O povo tem sua concepção própria de justiça como a distribuição eqüitativa de direitos. “O direito de um termina onde começa o de outrem” – dizem, com freqüência. Essa conotação acha-se arraigada no espírito das massas e representa no contexto social o ponto de equilíbrio entre o que julgam justo e injusto, legal e ilegal, certo ou errado, amoral e imoral.
O estado, reconhecendo a necessidade de ir ao encontro a este anseio, e, por medida de segurança e paz social, criou seu mecanismo de distribuição de justiça a fim de compor conflitos que não lhe interessam e tem assim sua concepção burocrática de “fazer justiça”.
Só que, como tudo burocrático, esta se faz lenta e gradual, para não se dizer estritamente “lerda”.
Já se disse que a justiça é lenta porque tem de ser formal!…
O que assistimos em quase todo o país é uma lentidão “tão lerda”, tão aguçada que vai às raias do comprometimento da segurança do próprio estado, posto que, o retardamento dos processos e procedimentos traz a descrença na população e choca o seu sentimento mais puro de equitatividade, gerando violência.
A não resolução, a tempo, das contendas é fator de insegurança e fomentadora de novos conflitos. O interessante é que o centro do poder judiciário – os responsáveis imediatos pela agilização da justiça neste país sabem dessa notória constatação e, quando muito, debitam a outro poder as causas do desarranjo a que o contribuinte está adredemente subordinado.
A solução é política. O juizado de pequenas causas é uma faceta de como o problema pode ser atacado. Mas, toda solução política depende, sobretudo do debate, da aglutinação de forças, da convergência de vontades para resolver o problema no seu ponto estrutural e não superficial.
Está comprovado que pouco adianta a duplicação do número de magistrados ou de seus vencimentos para dar agilização aos processos, porque eles dependem de toda uma estrutura de serventias bem equipadas, oficiais de justiça bem treinados e pessoal de apoio, para bem cumprirem seu papel.
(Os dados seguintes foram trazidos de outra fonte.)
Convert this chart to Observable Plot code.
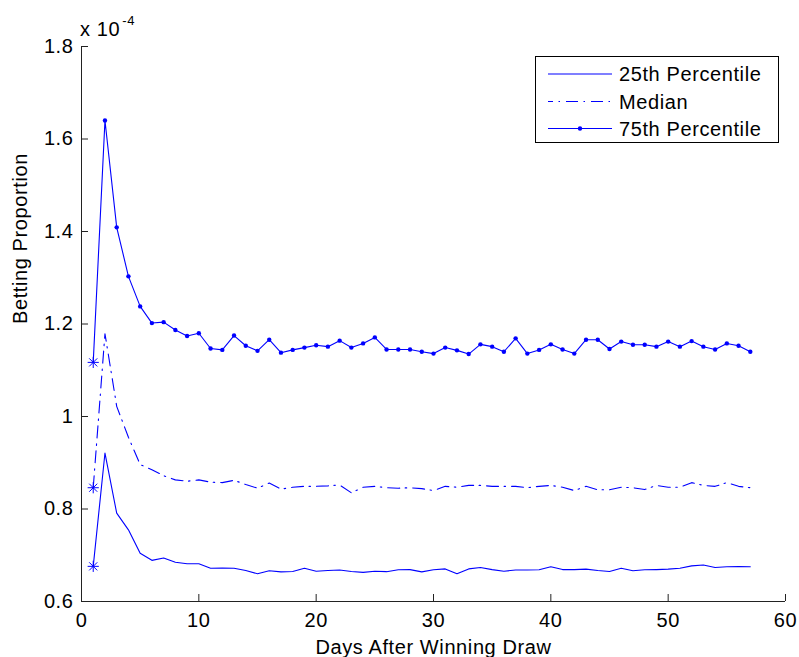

E, os juizes inferiores, representantes do judiciário mais próximo do povo, são os que mais amarguram com o problema da lentidão da justiça. A sociedade cobra solução dos advogados, que, cobram com veemência dos juizes e que muitas vezes não podem distribuir a contendo, uma justiça rápida com decisões boas e bem fundamentadas.
Dir-se-á que o Brasil é um complexo de necessidades: educação, saúde, justiça, saneamento básico etc. uma imensa lista de prioridades à espera de soluções ainda não encontradas. Mas a prioridade da justiça defluiu mais imediata do que muitos problemas também prioritários do povo brasileiro.
É preciso sacudir a atual estrutura do judiciário brasileiro para ver o que fica em pé após o balanço e reordená-lo antes que a convulsão social se estabeleça. A Constituição foi um passo. Mas a Constituição precisa de leis complementares e de atitudes para que possa efetivamente entrar em vigor.
Antes não se acreditava na Polícia, hoje desacredita-se enormemente da justiça queimando a imagem dos advogados, juízes (principalmente os inferiores), procuradores e promotores de justiça, defensores públicos e de quantos lidam com a Lei.
É urgente que a cúpula da justiça desça às bases para que a solução possa emergir destas e não de mais um código judiciário ou de outra Lei Orgânica ou complementar sem auscultar o povo.
Que se discuta com o povo através de suas representações mais legítimas, associações de classe, clubes de serviços, prefeituras, sindicatos, entidades religiosas as soluções possíveis e cabíveis de procedimentos adaptáveis ao nosso nível e estágio de desenvolvimento social. De que valem cópias de organizações judiciárias alienígenas se a realidade é outra, se as pessoas são outras? É necessária uma justiça tupiniquim!…
Falar só em verbas falta de verbas, má distribuição de recursos etc., é uma desculpa de quem não tem criatividade política.
A solução é democratizar a própria organização da Justiça brasileira antes que o povo faça uma GREVE GERAL contra ela. Neste dia, que esperamos não ocorra, não haverá mais justiça, pois a Instituição desmoronou!